Similarly, Jewish publicist Carlos Alazraki said in an interview that Sheinbaum was a “phony” for wearing a skirt with the image of Our Lady of Guadalupe with the sole purpose of pleasing the Catholic electorate.
This is not the first time that Sheinbaum has faced criticism. Since the official campaigns kicked off in March, Sheinbaum and Gálvez have been questioned and second-guessed in a country where sexist prejudices still debate whether a woman is prepared to rule the second largest economy in Latin America.
So, what role does religion play ahead of June elections?
Although Sheinbaum has repeatedly said that she does not practice any religion, she proudly publicized a meeting she held in February with Pope Francis and has indeed worn Catholic symbols at her rallies.
Mexico is a secular state with a robust legal framework that establishes the government’s separation from the church, but the Catholic presence in the country is vast.
According to the latest official report (2020), 98 million of 126 million Mexicans are Catholics. They are followed by 14 million Protestants, mostly evangelicals, and then comes the Jewish community. More than 10 million people say they have no religion and 3 million identify as believers without religious affiliation.
The relationship between the Catholic Church and López Obrador has cooled since 2022, when several bishops raised alarms about the increasing levels of violence in the country. It is not clear whether the gap would be reduced with Sheinbaum as president, but during her campaign she has agreed to meet with Catholic leaders and reluctantly signed a national commitment to peace.
“We are in a moment in which we can see politicians seeking validation from religious authorities,” said Pauline Capdevielle, academic from the National Autonomous University of Mexico. “We saw this before the official start of the campaigns, when the two candidates presented themselves before the pope.”

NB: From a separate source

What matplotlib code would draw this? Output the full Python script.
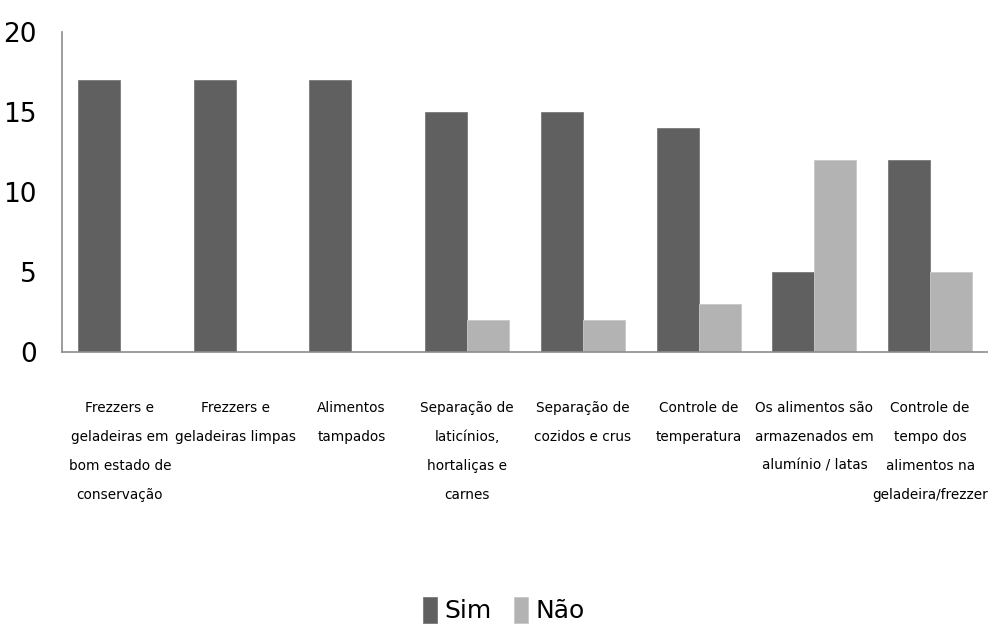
import matplotlib
matplotlib.use("Agg")
import matplotlib.pyplot as plt
import numpy as np

plt.rcParams['font.family'] = ['DejaVu Sans Condensed', 'Liberation Sans Narrow', 'DejaVu Sans']

categories = [
    "Frezzers e\ngeladeiras em\nbom estado de\nconservação",
    "Frezzers e\ngeladeiras limpas",
    "Alimentos\ntampados",
    "Separação de\nlaticínios,\nhortaliças e\ncarnes",
    "Separação de\ncozidos e crus",
    "Controle de\ntemperatura",
    "Os alimentos são\narmazenados em\nalumínio / latas",
    "Controle de\ntempo dos\nalimentos na\ngeladeira/frezzer",
]
sim = [17, 17, 17, 15, 15, 14, 5, 12]
nao = [0, 0, 0, 2, 2, 3, 12, 5]
yticks = [0, 5, 10, 15, 20]

dark = "#606060"
light = "#b3b3b3"

fig = plt.figure(figsize=(9.88, 6.29), dpi=100)
ax = fig.add_axes([62 / 988, 1 - 352 / 629, 1 - 62 / 988, 320 / 629])

x = np.arange(len(categories))
w = 0.363
ax.bar(x - w / 2, sim, w, color=dark, edgecolor="#7a7a7a", linewidth=0.6, label="Sim")
ax.bar(x + w / 2, nao, w, color=light, edgecolor="#c8c8c8", linewidth=0.6, label="Não")

ax.set_xlim(-0.5, len(categories) - 0.5)
ax.set_ylim(0, 20)
ax.set_yticks(yticks)
ax.set_yticklabels([str(t) for t in yticks], fontsize=19)
ax.set_xticks(x)
ax.set_xticklabels(categories, fontsize=9.8, linespacing=2.38, va="top")
ax.tick_params(axis="both", length=0)
ax.tick_params(axis="x", pad=35)
ax.tick_params(axis="y", pad=18)

for s in ["top", "right"]:
    ax.spines[s].set_visible(False)
for s in ["left", "bottom"]:
    ax.spines[s].set_color("#8c8c8c")
    ax.spines[s].set_linewidth(1.2)

fig.legend(loc="center", bbox_to_anchor=(0.51, 1 - 610 / 629), ncol=2,
           frameon=False, fontsize=18, handlelength=0.55, handleheight=1.2,
           handletextpad=0.3, columnspacing=0.9)

fig.savefig("out.png", dpi=100)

Religion’s role in the current elections was apparent when thousands of people supported the presidential aspirations of Eduardo Verástegui, a right-wing activist and film producer who — although his campaign faltered — echoed the voices of conservatives rejecting abortion and LGBTQ+ rights.
“When Verástegui’s candidacy failed, I thought that the religious issue was not going to have so much relevance in the campaign, but little by little we have seen that it did, particularly when the Catholic Church began its program in favor of peace,” Capdevielle said.

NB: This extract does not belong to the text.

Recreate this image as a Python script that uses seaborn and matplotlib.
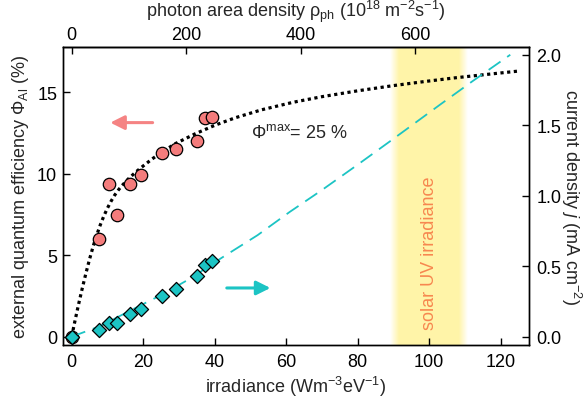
import numpy as np
import matplotlib
matplotlib.use("Agg")
import matplotlib.pyplot as plt
import seaborn as sns

sns.set_theme(style="ticks")
plt.rcParams["font.family"] = ["Liberation Sans", "DejaVu Sans"]
plt.rcParams["mathtext.fontset"] = "custom"
plt.rcParams["mathtext.rm"] = "Liberation Sans"
plt.rcParams["mathtext.it"] = "Liberation Sans:italic"
plt.rcParams["mathtext.bf"] = "Liberation Sans:bold"
plt.rcParams["axes.linewidth"] = 1.0
plt.rcParams["xtick.direction"] = "in"
plt.rcParams["ytick.direction"] = "in"

# measured quantum efficiency (left axis, %)
irr_eqe = [0, 7.7, 10.4, 12.7, 16.4, 19.3, 25.2, 29.1, 35.0, 37.2, 39.2]
eqe = [0, 6.0, 9.35, 7.46, 9.38, 9.93, 11.28, 11.5, 12.0, 13.4, 13.5]

# measured current density (right axis, mA cm^-2)
irr_cur = [0, 7.7, 10.4, 12.7, 16.4, 19.3, 25.2, 29.1, 35.0, 37.2, 39.2]
cur = [0, 0.05, 0.10, 0.095, 0.16, 0.197, 0.29, 0.34, 0.43, 0.505, 0.536]

# fitted curve for the efficiency (dotted)
fit_irr = [0, 1, 2, 3, 4, 5, 6, 7, 8, 9, 10, 11, 12, 13, 14, 16, 18, 20, 22.5, 25.3,
           29.0, 34.6, 40.2, 45.8, 53.2, 62.0, 70.0, 80.0, 90.0, 98.4, 107.0, 115.0, 125.4]
fit_eqe = [0, 1.05, 2.05, 3.0, 3.9, 4.75, 5.53, 6.23, 6.85, 7.4, 7.88, 8.3, 8.67, 8.98,
           9.25, 9.71, 10.11, 10.47, 10.9, 11.33, 11.84, 12.45, 12.98, 13.43, 13.92, 14.38,
           14.72, 15.08, 15.4, 15.64, 15.87, 16.06, 16.3]

# fitted curve for the current density (dashed)
line_irr = [0, 8, 16, 25, 33, 42, 52, 61, 70, 80, 89, 103, 112, 122.7]
line_cur = [0, 0.075, 0.18, 0.295, 0.41, 0.56, 0.72, 0.885, 1.04, 1.22, 1.385, 1.645, 1.81, 2.0]

# solar UV irradiance band
band = (91.5, 108.3)

photon_factor = 6.24  # 10^18 m^-2 s^-1 per irradiance unit

red = "#f47c7c"
cyan = "#1cc4c4"

fig = plt.figure(figsize=(5.84, 4.02), dpi=100)
ax = fig.add_axes([0.1074, 0.140, 0.7988, 0.7399])

# soft yellow band
xs = np.linspace(band[0] - 2.5, band[1] + 2.5, 200)
alpha = np.clip(np.minimum(xs - (band[0] - 2.5), (band[1] + 2.5) - xs) / 2.5, 0, 1)
img = np.zeros((1, len(xs), 4))
img[..., 0] = 1.0
img[..., 1] = 0.96
img[..., 2] = 0.66
img[..., 3] = alpha
ax.imshow(img, extent=[xs[0], xs[-1], -1, 19], aspect="auto", zorder=0, interpolation="bilinear")

sns.lineplot(x=fit_irr, y=fit_eqe, ax=ax, color="black", lw=2.3,
             linestyle=(0, (1, 1.1)), sort=False, estimator=None, zorder=2)
sns.scatterplot(x=irr_eqe, y=eqe, ax=ax, color=red, s=80, edgecolor="black",
                linewidth=0.9, zorder=3)

ax.set_xlim(-2.5, 128)
ax.set_ylim(-0.49, 17.75)
ax.set_xticks([0, 20, 40, 60, 80, 100, 120])
ax.set_yticks([0, 5, 10, 15])
ax.tick_params(direction="in", length=5, width=1, labelsize=13, colors="black")
ax.tick_params(axis="x", pad=6)
ax.tick_params(axis="y", pad=4)
ax.set_xlabel("irradiance (Wm$^{-3}$eV$^{-1}$)", fontsize=13, labelpad=3)
ax.set_ylabel(r"external quantum efficiency $\Phi_{\mathrm{Al}}$ (%)", fontsize=13, labelpad=4)

ax.annotate("", xy=(10.8, 13.13), xytext=(22.65, 13.13),
            arrowprops=dict(arrowstyle="-|>,head_length=0.6,head_width=0.3", color="#f58383",
                            lw=2.2, mutation_scale=14, shrinkA=0, shrinkB=0))
ax.annotate("", xy=(55.6, 2.99), xytext=(43.4, 2.99),
            arrowprops=dict(arrowstyle="-|>,head_length=0.6,head_width=0.3", color=cyan,
                            lw=2.2, mutation_scale=14, shrinkA=0, shrinkB=0))

ax.text(50.3, 12.27, r"$\mathrm{\Phi}^{\mathrm{max}}$= 25 %", fontsize=13, ha="left", va="baseline")
ax.text(100, 5.2, "solar UV irradiance", rotation=90, fontsize=13, color="#f7874f",
        ha="center", va="center")

ax2 = ax.twinx()
sns.lineplot(x=line_irr, y=line_cur, ax=ax2, color=cyan, lw=1.3,
             linestyle=(0, (8, 4.5)), sort=False, estimator=None, zorder=2)
sns.scatterplot(x=irr_cur, y=cur, ax=ax2, color=cyan, marker="D", s=52,
                edgecolor="black", linewidth=0.9, zorder=3)
ax2.set_ylim(-0.057, 2.053)
ax2.set_yticks([0, 0.5, 1.0, 1.5, 2.0])
ax2.set_yticklabels(["0.0", "0.5", "1.0", "1.5", "2.0"])
ax2.tick_params(direction="in", length=5, width=1, labelsize=13, pad=5, colors="black")
ax2.set_ylabel("current density $j$ (mA cm$^{-2}$)", fontsize=13, rotation=270, labelpad=16)

secax = ax.secondary_xaxis("top", functions=(lambda x: x * photon_factor,
                                             lambda x: x / photon_factor))
secax.set_xticks([0, 200, 400, 600])
secax.tick_params(direction="in", length=5, width=1, labelsize=13, pad=3, colors="black")
secax.set_xlabel(r"photon area density $\mathrm{ρ}_{\mathrm{ph}}$ (10$^{18}$ m$^{-2}$s$^{-1}$)",
                 fontsize=13, labelpad=7)

for a in (ax, ax2):
    for s in a.spines.values():
        s.set_color("black")
        s.set_linewidth(1.0)

fig.savefig("out.png", dpi=100)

López Obrador and Sheinbaum have claimed that the number of homicides dropped during the current administration. But Catholic leaders, during nationwide forums that the church held in 2023, have echoed the fears spread among thousands of average citizens who shared how violence broke their lives.
Organized crime has long controlled swaths of Mexico through violence and corruption. It has diversified beyond drug trafficking in recent years, extorting businesses big and small for protection payments. Under López Obrador’s “hugs, not bullets” policy, the government has avoided direct confrontation with the cartels, allowing them to essentially take control of a dozen or more mid-sized cities.
And though addressing violence is unavoidable, Capdevielle said, the Catholic Church’s actions during the campaign could also be seen as an attempt to try to recover part of the public standing it lost during López Obrador’s six-year term.
Whether the candidates are trying to capitalize on religion to seek votes may be debatable, but Sheinbaum, Gálvez and Álvarez Máynez have been careful not to lose votes by going against a largely conservative population.
None of them, for instance, has openly addressed abortion and the rights of the LGBTQ+ community.
“They are playing with ambiguities,” Capdevielle said. “They leave aside the most ideological topics and are very careful with these issues because we have seen that, in Mexico, that can have an electoral cost.”